CHAPTER 11. The Kingdoms of Lambri and Fansur.
When you leave that kingdom you come to another which is called Lambri.
Its people are Idolaters, and are subjects of the Great Kaan.
They have plenty of Camphor and of all sorts of other spices.
They also have brazil in great quantities.
This they sow, and when it is grown to the size of a small shoot they take it up and transplant it. Then they let it grow for three years, after which they tear it up by the root.
Marco Polo brought some seed of the brazil, such as they sow, to Venice with him, and had it sown there. But it never grew.
I think it was because the climate was too cold.
In Lambri, there are men with tails.
These tails are of a palm in length, and have no hair on them.
These people live in the mountains and are a kind of wild men.
Their tails are about the thickness of a dog’s.
There are also plenty of unicorns in that country, and abundance of game in birds and beasts.
Another kingdom is called Fansur.
The people are Idolaters, and also call themselves subjects of the Great Kaan.
They are still on the same Island that I have been telling you of.
In this kingdom of Fansur grows the best Camphor in the world called Canfora Fansuri.
It is so fine that it sells for its weight in fine gold.{3}
The people have no wheat, but have rice which they eat with milk and flesh.
They also have wine from trees such as I told you of. And I will tell you another great marvel.
They have a kind of trees that produce flour, and excellent flour it is for food.
These trees are very tall and thick, but have a very thin bark. Inside the bark, they are crammed with flour.
Marco Polo witnessed all this.
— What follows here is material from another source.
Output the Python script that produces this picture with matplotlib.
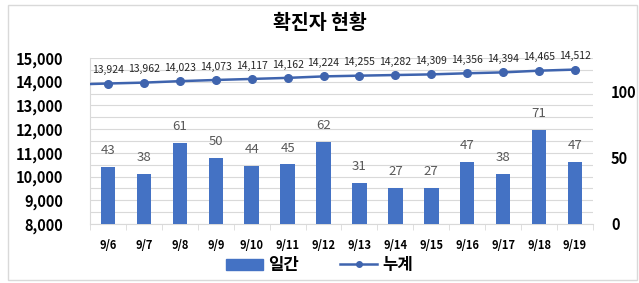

He related how he and his party did sundry times partake of this flour made into bread, and found it excellent.
Out of those 8 kingdoms we have told you about six that lie at this side of the Island.
I shall tell you nothing about the other 2 kingdoms on the other side of the Island because Marco Polo never was there.
Howbeit we have told you about the greater part of this Island of the Lesser Java.
We now go to a very small Island called Gauenispola.